• **WHAT THE EXERCISE ASKS**
Transcribe all of the data exactly. Omit the pictures.
=-=-=
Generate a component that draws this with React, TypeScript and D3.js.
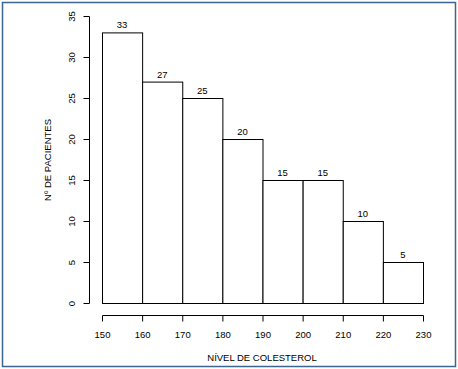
import React, { useEffect, useRef } from 'react';
import * as d3 from 'd3';

const binStarts = [150, 160, 170, 180, 190, 200, 210, 220];
const binWidth = 10;
const counts = [33, 27, 25, 20, 15, 15, 10, 5];
const xTicks = [150, 160, 170, 180, 190, 200, 210, 220, 230];
const yTicks = [0, 5, 10, 15, 20, 25, 30, 35];

const App = () => {
  const ref = useRef<SVGSVGElement>(null);

  useEffect(() => {
    const svg = d3.select(ref.current);
    svg.selectAll('*').remove();
    const font = 'Liberation Sans, Arial, sans-serif';

    const x = d3.scaleLinear().domain([150, 230]).range([102, 423]);
    const y = d3.scaleLinear().domain([0, 35]).range([303, 16]);

    // outer frame
    svg.append('rect')
      .attr('x', 2.5).attr('y', 2.5).attr('width', 453).attr('height', 364)
      .attr('fill', 'white').attr('stroke', '#3d6591').attr('stroke-width', 1.5);

    // bars
    svg.selectAll('.bar')
      .data(binStarts)
      .enter()
      .append('rect')
      .attr('x', (d) => x(d) + 0.5)
      .attr('y', (d, i) => y(counts[i]) + 0.5)
      .attr('width', (d) => x(d + binWidth) - x(d))
      .attr('height', (d, i) => y(0) - y(counts[i]))
      .attr('fill', 'white')
      .attr('stroke', 'black')
      .attr('stroke-width', 1);

    svg.selectAll('.lbl')
      .data(binStarts)
      .enter()
      .append('text')
      .attr('x', (d) => x(d + binWidth / 2))
      .attr('y', (d, i) => y(counts[i]) - 4)
      .attr('text-anchor', 'middle')
      .style('font-family', font)
      .style('font-size', '9.5px')
      .text((d, i) => counts[i]);

    // x axis
    const xa = svg.append('g').attr('transform', 'translate(0.5,315.5)');
    xa.append('line').attr('x1', x(150)).attr('x2', x(230)).attr('stroke', 'black');
    xa.selectAll('.t').data(xTicks).enter().append('line')
      .attr('x1', (d) => x(d)).attr('x2', (d) => x(d))
      .attr('y1', 0).attr('y2', 6).attr('stroke', 'black');
    xa.selectAll('.tl').data(xTicks).enter().append('text')
      .attr('x', (d) => x(d)).attr('y', 22)
      .attr('text-anchor', 'middle')
      .style('font-family', font).style('font-size', '9.5px')
      .text((d) => d);

    // y axis
    const ya = svg.append('g').attr('transform', 'translate(89.5,0.5)');
    ya.append('line').attr('y1', y(0)).attr('y2', y(35)).attr('stroke', 'black');
    ya.selectAll('.t').data(yTicks).enter().append('line')
      .attr('y1', (d) => y(d)).attr('y2', (d) => y(d))
      .attr('x1', 0).attr('x2', -6).attr('stroke', 'black');
    ya.selectAll('.tl').data(yTicks).enter().append('text')
      .attr('transform', (d) => `translate(-15,${y(d)}) rotate(-90)`)
      .attr('text-anchor', 'middle')
      .style('font-family', font).style('font-size', '9.5px')
      .text((d) => d);

    // titles
    svg.append('text')
      .attr('x', 262).attr('y', 361)
      .attr('text-anchor', 'middle')
      .style('font-family', font).style('font-size', '9.5px')
      .text('NÍVEL DE COLESTEROL');
    svg.append('text')
      .attr('transform', 'translate(51,160) rotate(-90)')
      .attr('text-anchor', 'middle')
      .style('font-family', font).style('font-size', '9.5px')
      .text('Nº DE PACIENTES');
  }, []);

  return (
    <svg ref={ref} width="458" height="369" style={{ position: 'absolute', left: 0, top: 0 }}></svg>
  );
};

export default App;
=-=-=
• **SOLUTION FOR THIS TASK**
Generate a component that draws this with React, TypeScript and D3.js.
import React, { useEffect, useRef } from 'react';
import * as d3 from 'd3';

const binStarts = [150, 160, 170, 180, 190, 200, 210, 220];
const binWidth = 10;
const counts = [33, 27, 25, 20, 15, 15, 10, 5];
const xTicks = [150, 160, 170, 180, 190, 200, 210, 220, 230];
const yTicks = [0, 5, 10, 15, 20, 25, 30, 35];

const App = () => {
  const ref = useRef<SVGSVGElement>(null);

  useEffect(() => {
    const svg = d3.select(ref.current);
    svg.selectAll('*').remove();
    const font = 'Liberation Sans, Arial, sans-serif';

    const x = d3.scaleLinear().domain([150, 230]).range([102, 423]);
    const y = d3.scaleLinear().domain([0, 35]).range([303, 16]);

    // outer frame
    svg.append('rect')
      .attr('x', 2.5).attr('y', 2.5).attr('width', 453).attr('height', 364)
      .attr('fill', 'white').attr('stroke', '#3d6591').attr('stroke-width', 1.5);

    // bars
    svg.selectAll('.bar')
      .data(binStarts)
      .enter()
      .append('rect')
      .attr('x', (d) => x(d) + 0.5)
      .attr('y', (d, i) => y(counts[i]) + 0.5)
      .attr('width', (d) => x(d + binWidth) - x(d))
      .attr('height', (d, i) => y(0) - y(counts[i]))
      .attr('fill', 'white')
      .attr('stroke', 'black')
      .attr('stroke-width', 1);

    svg.selectAll('.lbl')
      .data(binStarts)
      .enter()
      .append('text')
      .attr('x', (d) => x(d + binWidth / 2))
      .attr('y', (d, i) => y(counts[i]) - 4)
      .attr('text-anchor', 'middle')
      .style('font-family', font)
      .style('font-size', '9.5px')
      .text((d, i) => counts[i]);

    // x axis
    const xa = svg.append('g').attr('transform', 'translate(0.5,315.5)');
    xa.append('line').attr('x1', x(150)).attr('x2', x(230)).attr('stroke', 'black');
    xa.selectAll('.t').data(xTicks).enter().append('line')
      .attr('x1', (d) => x(d)).attr('x2', (d) => x(d))
      .attr('y1', 0).attr('y2', 6).attr('stroke', 'black');
    xa.selectAll('.tl').data(xTicks).enter().append('text')
      .attr('x', (d) => x(d)).attr('y', 22)
      .attr('text-anchor', 'middle')
      .style('font-family', font).style('font-size', '9.5px')
      .text((d) => d);

    // y axis
    const ya = svg.append('g').attr('transform', 'translate(89.5,0.5)');
    ya.append('line').attr('y1', y(0)).attr('y2', y(35)).attr('stroke', 'black');
    ya.selectAll('.t').data(yTicks).enter().append('line')
      .attr('y1', (d) => y(d)).attr('y2', (d) => y(d))
      .attr('x1', 0).attr('x2', -6).attr('stroke', 'black');
    ya.selectAll('.tl').data(yTicks).enter().append('text')
      .attr('transform', (d) => `translate(-15,${y(d)}) rotate(-90)`)
      .attr('text-anchor', 'middle')
      .style('font-family', font).style('font-size', '9.5px')
      .text((d) => d);

    // titles
    svg.append('text')
      .attr('x', 262).attr('y', 361)
      .attr('text-anchor', 'middle')
      .style('font-family', font).style('font-size', '9.5px')
      .text('NÍVEL DE COLESTEROL');
    svg.append('text')
      .attr('transform', 'translate(51,160) rotate(-90)')
      .attr('text-anchor', 'middle')
      .style('font-family', font).style('font-size', '9.5px')
      .text('Nº DE PACIENTES');
  }, []);

  return (
    <svg ref={ref} width="458" height="369" style={{ position: 'absolute', left: 0, top: 0 }}></svg>
  );
};

export default App;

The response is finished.